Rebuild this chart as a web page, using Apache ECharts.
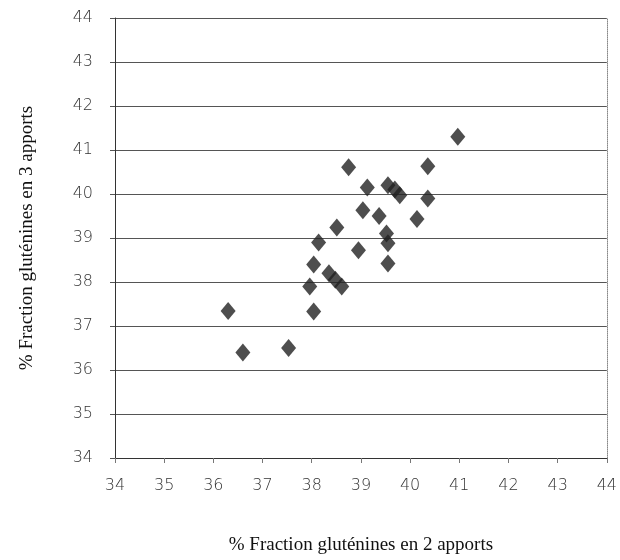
<!DOCTYPE html>
<html>
<head>
<meta charset="utf-8">
<script src="https://cdn.jsdelivr.net/npm/echarts@6/dist/echarts.min.js"></script>
<style>
  html, body { margin: 0; padding: 0; background: #fff; }
  #chart { width: 620px; height: 560px; }
</style>
</head>
<body>
<div id="chart"></div>
<script>
// % fraction en 2 apports (x) / en 3 apports (y)
const xVals = [38.75, 40.36, 39.13, 39.55, 39.69, 39.79, 40.36, 39.04, 39.37, 40.14,
  38.51, 39.52, 39.55, 38.14, 38.95, 38.04, 39.55, 38.35, 38.48, 38.61,
  37.96, 38.04, 36.3, 36.6, 37.53, 40.97]
const yVals = [40.61, 40.63, 40.15, 40.2, 40.1, 39.97, 39.9, 39.63, 39.5, 39.43,
  39.24, 39.1, 38.88, 38.9, 38.72, 38.4, 38.42, 38.2, 38.05, 37.9,
  37.9, 37.33, 37.34, 36.4, 36.5, 41.3]
const axisMin = 34
const axisMax = 44
const xTitle = '% Fraction gluténines en 2 apports'
const yTitle = '% Fraction gluténines en 3 apports'

const points = xVals.map((x, i) => [x, yVals[i]])

const chart = echarts.init(document.getElementById('chart'))
const tickLabel = {
  color: '#333',
  fontFamily: 'DejaVu Sans',
  fontWeight: 200,
  fontSize: 16
}
const option = {
  backgroundColor: '#fff',
  animation: false,
  grid: {
    left: 115,
    right: 8,
    top: 18,
    bottom: 96
  },
  xAxis: {
    type: 'value',
    min: axisMin,
    max: axisMax,
    interval: 1,
    name: xTitle,
    nameLocation: 'middle',
    nameGap: 78,
    nameTextStyle: { fontFamily: 'Liberation Serif', fontSize: 19, color: '#111' },
    axisLine: { lineStyle: { color: '#333', width: 1 } },
    axisTick: { show: true, length: 5, lineStyle: { color: '#777' } },
    axisLabel: Object.assign({ margin: 20 }, tickLabel),
    splitLine: { show: false }
  },
  yAxis: [{
    type: 'value',
    min: axisMin,
    max: axisMax,
    interval: 1,
    name: yTitle,
    nameLocation: 'middle',
    nameGap: 78,
    nameTextStyle: { fontFamily: 'Liberation Serif', fontSize: 19, color: '#111' },
    axisLine: { show: true, lineStyle: { color: '#333', width: 1 } },
    axisTick: { show: true, length: 5, lineStyle: { color: '#555' } },
    axisLabel: Object.assign({ margin: 22 }, tickLabel),
    splitLine: { show: true, lineStyle: { color: '#555', width: 1 } }
  }, {
    type: 'value',
    position: 'right',
    min: axisMin,
    max: axisMax,
    interval: 1,
    axisLine: { show: true, lineStyle: { color: '#888', type: 'dotted' } },
    axisTick: { show: false },
    axisLabel: { show: false },
    splitLine: { show: false }
  }],
  series: [{
    type: 'scatter',
    data: points,
    symbol: 'diamond',
    symbolSize: [15, 18],
    itemStyle: { color: '#222' }
  }]
}
chart.setOption(option)
</script>
</body>
</html>
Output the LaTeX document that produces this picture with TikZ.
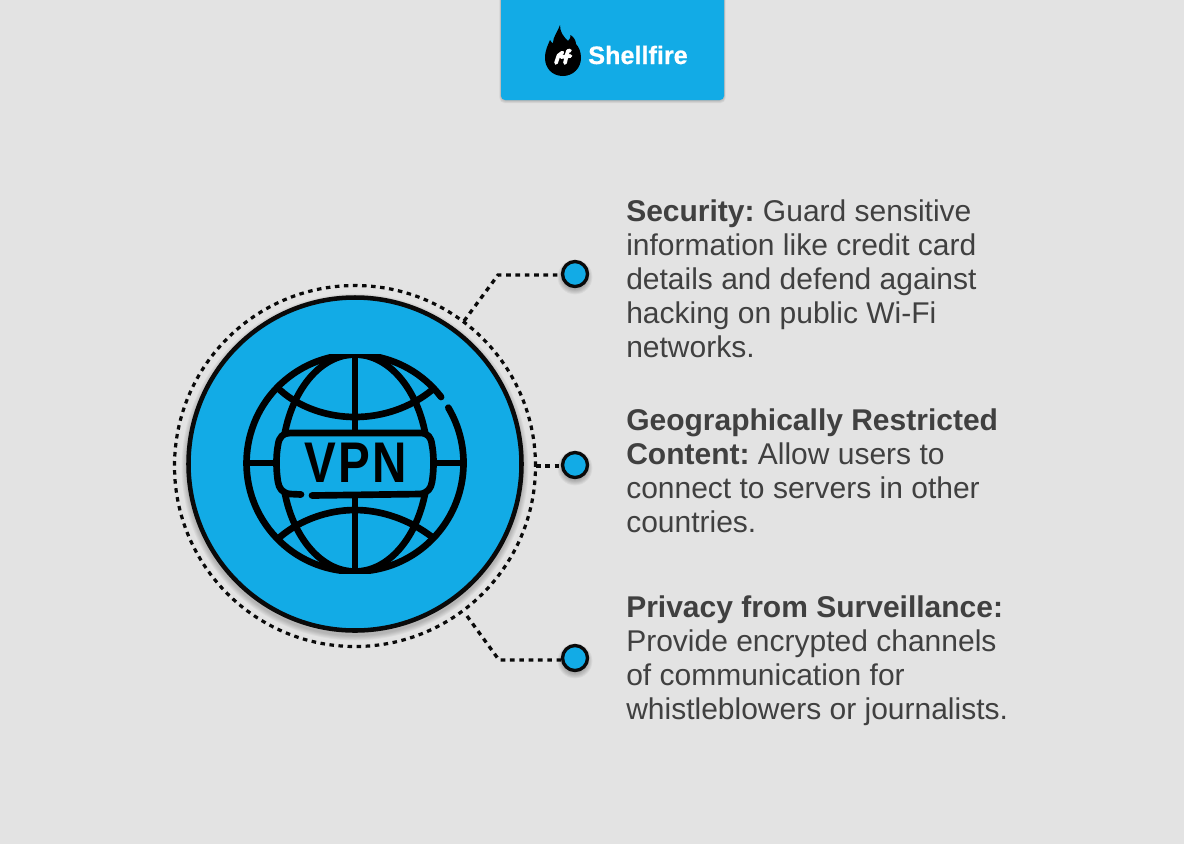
\documentclass[tikz,border=0pt]{standalone}
\usepackage{fontspec}
\setmainfont{Liberation Sans}
\newfontfamily\vpnfont[LetterSpace=5]{Liberation Sans Bold}
\newfontfamily\brandfont[FakeBold=0.6]{Liberation Sans Bold}
\frenchspacing
\usetikzlibrary{calc}
\definecolor{bg}{HTML}{E3E3E3}
\definecolor{sky}{HTML}{12ABE6}
\definecolor{ink}{HTML}{404040}
\definecolor{blk}{HTML}{0A0A0A}
\tikzset{
  x=0.75pt,y=-0.75pt,
  hub/.style={circle,fill=sky,draw=blk,line width=3.4pt,minimum size=333*0.75pt,inner sep=0pt},
  ring/.style={circle,draw=blk,line width=2.4pt,dash pattern=on 3.4pt off 3.4pt,minimum size=361*0.75pt,inner sep=0pt},
  dotnode/.style={circle,fill=sky,draw=blk,line width=2.5pt,minimum size=25*0.75pt,inner sep=0pt},
  link/.style={draw=blk,line width=2.5pt,dash pattern=on 3.5pt off 3.5pt},
  glyph/.style={draw=black,line width=5pt,line cap=round,line join=round},
  markstroke/.style={draw=white,line width=2.8pt,line cap=round,line join=round},
  desc/.style={anchor=north west,align=left,text=ink,inner sep=0pt,font=\fontsize{22.5pt}{25.5pt}\selectfont},
}
\newcommand{\softshadow}[4]{% x y r strength
  \foreach \k in {6,5,4,3,2,1}{
    \fill[black,opacity=#4] (#1,#2+3) circle[radius=#3+\k*0.9];
  }
}
\begin{document}
\begin{tikzpicture}
\useasboundingbox (0,0) rectangle (1184,844);
\fill[bg] (0,0) rectangle (1184,844);
% logo card
\foreach \k in {4,3,2,1}{
  \fill[black,opacity=0.05,rounded corners=4pt] (501-\k*0.4,-10) rectangle (724+\k*0.4,100+\k*0.8);
}
\fill[sky,rounded corners=3pt] (501,-10) rectangle (724,100);
\fill[black] (560,25) .. controls (560,32) and (563,36) .. (568,41)
  .. controls (570,39) and (571,37) .. (570.5,35)
  .. controls (574,37) and (576,41) .. (576,44)
  .. controls (579,47) and (581,52) .. (581,58)
  .. controls (581,68) and (573,76) .. (563,76)
  .. controls (552,76) and (545,68) .. (545,58)
  .. controls (545,50) and (548,45) .. (550,40)
  .. controls (551,42) and (552,43) .. (553,43)
  .. controls (553,37) and (557,33) .. (560,25) -- cycle;
\draw[markstroke] (556,63) -- (558.5,55.5) -- (562.5,52.5);
\draw[markstroke] (565,63) -- (567,54) -- (568,51) -- (570,50.5);
\draw[markstroke] (561,57) -- (570.5,56);
\node[anchor=base west,text=white,inner sep=0pt,font=\fontsize{18.9pt}{20pt}\brandfont] (brand) at (588,64) {Shellfire};
% shadows
\softshadow{355}{464}{168}{0.035}
% hub
\node[ring] (halo) at (355,466) {};
\node[hub] (hub) at (355,464) {};
% globe icon
\begin{scope}
\clip (230,354) rectangle (480,573);
\draw[glyph] (441.1,397) arc[start angle=-37.5,delta angle=-353.2,radius=108.5];
\draw[glyph] (355,354) -- (355,430);
\draw[glyph] (355,497) -- (355,573);
\draw[glyph] (248,463) -- (276,463);
\draw[glyph] (434,463) -- (462,463);
\draw[glyph] (280,390) .. controls (300,408) and (328,417) .. (355,417) .. controls (382,417) and (410,408) .. (432,390);
\draw[glyph] (280,537) .. controls (300,520) and (328,510) .. (355,510) .. controls (382,510) and (410,520) .. (432,537);
\end{scope}
\begin{scope}
\clip (230,354) rectangle (480,433) (230,494) rectangle (480,573);
\draw[glyph] (355,463) ellipse[x radius=73,y radius=108.5];
\end{scope}
\draw[glyph] (301,494.5) -- (290,494) .. controls (282,493) and (279,488) .. (278,482)
  .. controls (276,470) and (276,455) .. (278,445)
  .. controls (279,437) and (283,433) .. (290,433)
  -- (420,433) .. controls (428,433) and (431,437) .. (432,445)
  .. controls (434,455) and (434,470) .. (432,482)
  .. controls (431,488) and (428,493) .. (420,494) -- (312,495.5);
\node[inner sep=0pt,font=\fontsize{43pt}{44pt}\vpnfont,text=black,xscale=0.83] (vpn) at (356,463) {VPN};
% connectors
\softshadow{575}{274}{12}{0.045}
\softshadow{575}{465}{12}{0.045}
\softshadow{575}{658}{12}{0.045}
\node[dotnode] (a) at (575,274) {};
\node[dotnode] (b) at (575,465) {};
\node[dotnode] (c) at (575,658) {};
\coordinate (ka) at (498,275);
\coordinate (kc) at (499,660);
\coordinate (fa) at (464,321);
\coordinate (fb) at (536,466);
\coordinate (fc) at (467,616);
\draw[link] (fa) -- (ka) -- (a.west |- ka);
\draw[link] (fb) -- (b.west |- fb);
\draw[link] (fc) -- (kc) -- (c.west |- kc);
% texts
\node[desc] (t1) at (626,199) {\textbf{Security:} Guard sensitive\\information like credit card\\details and defend against\\hacking on public Wi-Fi\\networks.};
\node[desc] (t2) at (626,408) {\textbf{Geographically Restricted}\\\textbf{Content:} Allow users to\\connect to servers in other\\countries.};
\node[desc] (t3) at (626,595) {\textbf{Privacy from Surveillance:}\\Provide encrypted channels\\of communication for\\whistleblowers or journalists.};
\end{tikzpicture}
\end{document}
☆ ☆ ☆ ☆ ☆
[Exercise goal]: Give the number of lines in the material above that have the word "this" in them, and nothing more.

[Expected answer]: 2